- Beans Ferry Location within Mississippi Beans Ferry Location within the United States
- Coordinates: 34°12′35″N 88°23′06″W﻿ / ﻿34.20972°N 88.38500°W
- Country: United States
- State: Mississippi
- County: Itawamba
- Elevation: 272 ft (83 m)
- Time zone: UTC-6 (Central (CST))
- • Summer (DST): UTC-5 (CDT)
- GNIS feature ID: 666629

= Beans Ferry, Mississippi =

Beans Ferry (also Boatrights Ferry) is an unincorporated community in Itawamba County, Mississippi, United States. It is located on Mississippi Highway 25, 4.5 mi south of Fulton. The Mississippian Railway passes through Beans Ferry.

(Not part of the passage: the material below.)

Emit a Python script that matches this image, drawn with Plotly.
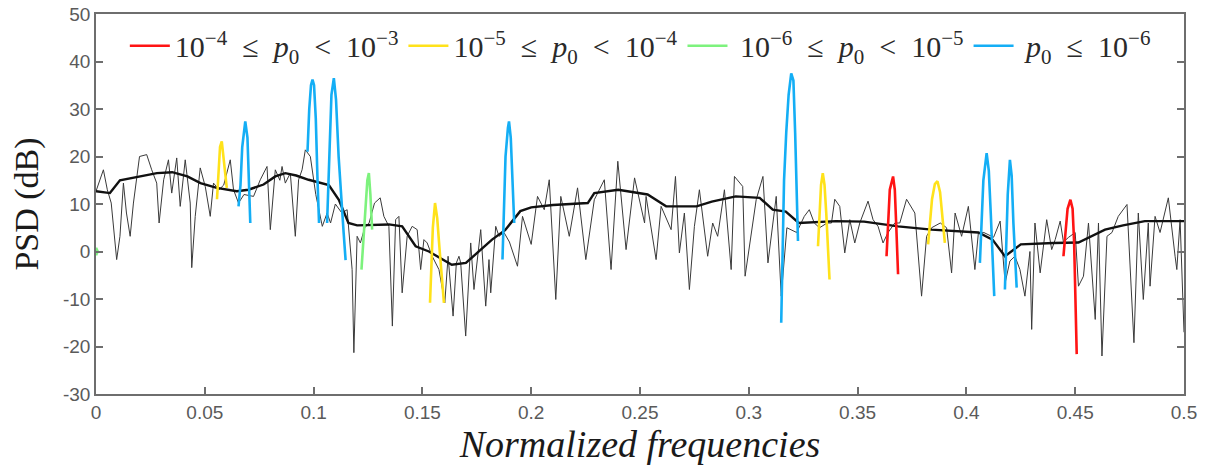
import plotly.graph_objects as go

# ---------------- data ----------------
noisy_freq = [
    0.0, 0.0034, 0.0052, 0.007, 0.0095, 0.011, 0.0126, 0.014, 0.0157, 0.0172,
    0.02, 0.0233, 0.0256, 0.0279, 0.029, 0.0311, 0.0333, 0.0348, 0.0371, 0.0387,
    0.041, 0.0433, 0.044, 0.0456, 0.0479, 0.0502, 0.0525, 0.054, 0.0565, 0.0587,
    0.0617, 0.0632, 0.0655, 0.068, 0.0724, 0.0755, 0.0786, 0.0801, 0.0824, 0.0845,
    0.0855, 0.087, 0.0893, 0.0916, 0.0931, 0.0947, 0.0962, 0.0985, 0.101, 0.104,
    0.1062, 0.1078, 0.11, 0.113, 0.1154, 0.1177, 0.1185, 0.12, 0.1215, 0.1235,
    0.1255, 0.128, 0.1306, 0.1323, 0.1346, 0.1362, 0.1377, 0.1392, 0.1407, 0.143,
    0.1453, 0.1476, 0.1492, 0.1507, 0.1522, 0.1545, 0.1576, 0.1603, 0.1618, 0.1641,
    0.1656, 0.1668, 0.1676, 0.1699, 0.1722, 0.1737, 0.1768, 0.1791, 0.1806, 0.1814,
    0.1837, 0.1852, 0.1875, 0.19, 0.1937, 0.196, 0.2, 0.2029, 0.206, 0.2083,
    0.2113, 0.2136, 0.2175, 0.2213, 0.2251, 0.229, 0.2336, 0.2367, 0.2398, 0.2436,
    0.2475, 0.2521, 0.2528, 0.2551, 0.2574, 0.2597, 0.262, 0.2643, 0.2663, 0.2681,
    0.2704, 0.2727, 0.275, 0.2773, 0.2811, 0.2834, 0.2857, 0.2888, 0.2919, 0.2934,
    0.2972, 0.2983, 0.3034, 0.3065, 0.3088, 0.3126, 0.3149, 0.3175, 0.322, 0.3255,
    0.3278, 0.3301, 0.3325, 0.336, 0.338, 0.3395, 0.3418, 0.3441, 0.3464, 0.3487,
    0.351, 0.3548, 0.3571, 0.3594, 0.3617, 0.364, 0.3671, 0.3694, 0.3725, 0.3763,
    0.3794, 0.3817, 0.384, 0.388, 0.3909, 0.3932, 0.3948, 0.3978, 0.4009, 0.4039,
    0.4055, 0.408, 0.4125, 0.4155, 0.4178, 0.42, 0.4223, 0.4246, 0.4269, 0.4292,
    0.43, 0.4315, 0.4339, 0.4369, 0.4392, 0.4408, 0.4431, 0.4446, 0.447, 0.45,
    0.4515, 0.4538, 0.4561, 0.4592, 0.4607, 0.4623, 0.4646, 0.4669, 0.4698, 0.4738,
    0.477, 0.479, 0.4813, 0.4836, 0.4844, 0.4867, 0.489, 0.4928, 0.4959, 0.4967,
    0.4982, 0.5,
]
noisy_psd = [
    12.7, 17.2, 13, 10.2, -1.7, 3.2, 14.4, 8.1, 3.2, 10.2,
    20, 20.4, 17.2, 14.4, 6, 15.1, 19.3, 12.3, 19.7, 9.5,
    19.3, 10.2, -3.4, 7.4, 17.6, 13.7, 7.4, 14.4, 13, 14,
    19.3, 13, 10.2, 12, 11.6, 15.1, 17.9, 4.6, 17.2, 15,
    17.9, 14.4, 16.5, 3.2, 15.1, 17.2, 21.4, 20, 12, 5.3,
    8.1, 6, 10, 8.1, 8.8, -3.8, -21.3, 3.2, 1.8, 5,
    6, 10.2, 11.3, 7.4, 5.3, -15.7, 6.7, 7.4, -8.7, 3.2,
    5.3, 4.6, -3.8, 2.5, 1.8, -1, -3.8, -10.8, -1, -13.6,
    -2.4, -1, -2.4, -17.8, 1.8, -8, 4.6, -11.5, -1.7, -8.7,
    5.3, 3.2, 4, 2, -3.1, 7.4, 1.5, 11.6, 8.8, 15.1,
    -10.1, 11.6, 3.2, 13.4, -1.7, 10.9, 15.1, -3.8, 19, 0.4,
    15.5, 6, 11.6, 5.3, -1.7, 9.5, 7, 4.6, 15.8, -0.3,
    8.1, -8, 5.3, 13, -1, 6, 3.2, 13, -3.8, 15.8,
    13.7, -5.2, 10.9, 15.8, -2.4, 11.6, -9.4, 5, 4, 7.4,
    8.8, 6, 5, 6, 6, 11, 9.5, -0.3, 6.7, 1.8,
    6, 10.6, 6.7, 5.3, 1.8, 4, 6, 6, 11, 8.1,
    -9.4, 3.2, 5, 6, 5, -4.5, 8.1, 3.2, 9.5, -3.8,
    3.9, 4, 3, 6.4, -6.6, -2, -1, -3.8, -9.4, 0,
    -16.4, 6, -4.5, 6.7, 0.4, 2.5, 6.4, 2, 3, 4,
    -7.3, -5.2, 6, -14.3, 6, -22, 3.2, 4, 7.4, 9.9,
    -19.2, 8.1, -10.1, 6, -7.3, 7.4, 4, 11.3, -1, -3.8,
    6.7, -17,
]

smooth_freq = [
    0, 0.0064, 0.011, 0.02, 0.028, 0.035, 0.042, 0.048, 0.0555, 0.0647,
    0.07, 0.077, 0.0824, 0.087, 0.092, 0.0977, 0.107, 0.1116, 0.116, 0.12,
    0.1346, 0.1407, 0.1469, 0.153, 0.159, 0.1635, 0.17, 0.176, 0.182, 0.188,
    0.195, 0.2, 0.21, 0.226, 0.229, 0.24, 0.2535, 0.262, 0.276, 0.283,
    0.294, 0.305, 0.311, 0.317, 0.323, 0.34, 0.353, 0.3686, 0.384, 0.4055,
    0.412, 0.4177, 0.425, 0.44, 0.4515, 0.4637, 0.472, 0.482, 0.5,
]
smooth_psd = [
    12.7, 12.3, 15, 15.8, 16.5, 16.7, 15.8, 14.4, 13.4, 12.7,
    13, 14.1, 15.8, 16.5, 16, 15.1, 14, 10.9, 6, 5.5,
    5.7, 5.3, 1.1, 0, -1.7, -2.8, -2.4, 0, 2.5, 4.5,
    8.5, 9.3, 9.8, 10.2, 12.3, 13, 12, 9.5, 9.5, 10.5,
    11.6, 11.3, 8.8, 8.4, 6, 6.4, 6.3, 5.3, 4.6, 4,
    2.5, -1, 1.5, 1.8, 1.9, 4.6, 5.5, 6.4, 6.4,
]

# colored detections (None separates separate peaks)
red_freq = [0.3633, 0.364, 0.3648, 0.3663, 0.3671, 0.3678, 0.3686, None,
            0.4446, 0.4455, 0.4465, 0.4478, 0.4488, 0.4495, 0.45, 0.4507]
red_psd = [-1, 7, 13, 15.8, 13, 5, -4.8, None,
           -1, 4, 9, 10.9, 9, 2, -8, -21.6]

yellow_freq = [0.0556, 0.0563, 0.057, 0.0578, 0.0586, 0.0594, 0.0601, None,
               0.1535, 0.154, 0.1548, 0.1558, 0.1568, 0.1578, 0.1588, 0.1599, None,
               0.3318, 0.3325, 0.3332, 0.334, 0.3348, 0.3356, 0.3363, 0.3371, None,
               0.3824, 0.3832, 0.3842, 0.3855, 0.3867, 0.3879, 0.389, 0.3901]
yellow_psd = [11, 17, 22, 23.2, 20, 16, 13.4, None,
              -10.8, -3, 5, 10.2, 7, 1, -5, -10.8, None,
              1.1, 8, 14, 16.5, 14, 8, 1, -5.9, None,
              1.5, 6, 11, 14.2, 14.8, 12.5, 7, 1.8]

green_freq = [0.0, 0.0008, 0.0, None,
              0.122, 0.1228, 0.1238, 0.1247, 0.1254, 0.1261, 0.1269]
green_psd = [0.8, 0, -0.8, None,
             -3.8, 2, 10, 15, 16.5, 12, 4.6]

blue_freq = [0.0655, 0.0664, 0.0672, 0.0686, 0.0696, 0.0702, 0.0709, None,
             0.0972, 0.098, 0.0988, 0.0995, 0.1002, 0.101, 0.1018, 0.1025, None,
             0.1062, 0.1072, 0.1082, 0.1093, 0.1103, 0.1115, 0.1128, 0.1138, 0.1147, None,
             0.1868, 0.1874, 0.1882, 0.1893, 0.1898, 0.1906, 0.1914, 0.1922, None,
             0.3149, 0.3155, 0.3162, 0.3172, 0.3183, 0.3195, 0.3205, 0.3213, 0.322, 0.3226, None,
             0.4062, 0.407, 0.4078, 0.4093, 0.4103, 0.4112, 0.412, 0.4128, None,
             0.4177, 0.4183, 0.419, 0.42, 0.4208, 0.4216, 0.4224, 0.4231]
blue_psd = [9.5, 14, 22, 27.4, 24, 16, 6, None,
            21, 30, 35, 36.2, 35, 28, 15, 6, None,
            6, 20, 33, 36.5, 32, 20, 10, 4, -1.8, None,
            -1.7, 10, 20, 26, 27.4, 24, 14, 6, None,
            -15, 0, 15, 25, 33, 37.5, 36, 25, 12, 2.2, None,
            -2.4, 8, 15, 20.7, 17, 8, 0, -9.4, None,
            -8, 2, 12, 19.3, 16, 6, -2, -7.6]

legend_labels = [
    "10<sup>−4</sup>&nbsp; ≤ &nbsp;<i>p</i><sub>0</sub>&nbsp; &lt; &nbsp;10<sup>−3</sup>",
    "10<sup>−5</sup>&nbsp; ≤ &nbsp;<i>p</i><sub>0</sub>&nbsp; &lt; &nbsp;10<sup>−4</sup>",
    "&nbsp;10<sup>−6</sup>&nbsp; ≤ &nbsp;<i>p</i><sub>0</sub>&nbsp; &lt; &nbsp;10<sup>−5</sup>",
    "&nbsp;<i>p</i><sub>0</sub>&nbsp; ≤ &nbsp;10<sup>−6</sup>",
]

x_ticks = [0, 0.05, 0.1, 0.15, 0.2, 0.25, 0.3, 0.35, 0.4, 0.45, 0.5]
x_tick_text = ["0", "0.05", "0.1", "0.15", "0.2", "0.25", "0.3", "0.35", "0.4", "0.45", "0.5"]
y_ticks = [-30, -20, -10, 0, 10, 20, 30, 40, 50]
y_tick_text = ["-30", "-20", "-10", "0", "10", "20", "30", "40", "50"]

# ---------------- figure ----------------
fig = go.Figure()
fig.add_trace(go.Scatter(x=noisy_freq, y=noisy_psd, mode="lines",
                         line=dict(color="#3a3a3a", width=1), showlegend=False))
fig.add_trace(go.Scatter(x=smooth_freq, y=smooth_psd, mode="lines",
                         line=dict(color="#111111", width=2.4), showlegend=False))

colors = ["#ff1414", "#ffe21a", "#7df27d", "#14aef5"]
series = [(red_freq, red_psd), (yellow_freq, yellow_psd),
          (green_freq, green_psd), (blue_freq, blue_psd)]
for (fx, fy), col, lab in zip(series, colors, legend_labels):
    fig.add_trace(go.Scatter(x=fx, y=fy, mode="lines", name=lab,
                             line=dict(color=col, width=2.6),
                             connectgaps=False))

axis_common = dict(
    showline=True, linecolor="#6e6e6e", linewidth=1.5,
    ticks="inside", ticklen=7, tickcolor="#6e6e6e", tickwidth=1.5,
    showgrid=False, zeroline=False, automargin=False,
    tickfont=dict(family="Liberation Sans, Arial, sans-serif", size=19, color="#5a5a5a"),
)
fig.update_xaxes(range=[0, 0.5], tickvals=x_ticks, ticktext=x_tick_text, mirror=True,
                 title=dict(text="<i>Normalized frequencies</i>", standoff=2,
                            font=dict(family="Liberation Serif", size=38, color="#1a1a1a")),
                 **axis_common)
fig.update_yaxes(range=[-30, 50], tickvals=y_ticks, ticktext=y_tick_text, mirror="ticks",
                 title=dict(text="PSD (dB)", standoff=14,
                            font=dict(family="Liberation Serif", size=34, color="#1a1a1a")),
                 **axis_common)

fig.update_layout(
    width=1206, height=467,
    margin=dict(l=96, r=22, t=14, b=73),
    plot_bgcolor="white", paper_bgcolor="white",
    legend=dict(orientation="h", x=0.0265, y=0.985, xanchor="left", yanchor="top",
                bgcolor="rgba(0,0,0,0)",
                font=dict(family="Liberation Serif", size=30, color="#2a2a2a"),
                itemwidth=40, tracegroupgap=0),
)

# remove the default page margin so the figure sits at the window's corner
fig.write_html("out.html", config={"displayModeBar": False},
               post_script="document.body.style.margin='0';")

The hamlet is located at a site on the east bank of the Tennessee–Tombigbee Waterway (formerly the Tombigbee River), where in the 1800s, Robert Beene operated a ferry. His father, John Beene, born in 1788, helped survey the area before Itawamba County was formed, and was a member of the county's first Board of Police (elected council).

The ferry was replaced by a bridge in 1923, which was replaced by a new bridge in 1948. That bridge lasted until the construction of the Tennessee–Tombigbee Waterway in the 1970s.

A large recreation area is located at Beans Ferry, with a boat launch, viewing area, dock, parking, and picnic
area.

There is an active natural gas field at Beans Ferry.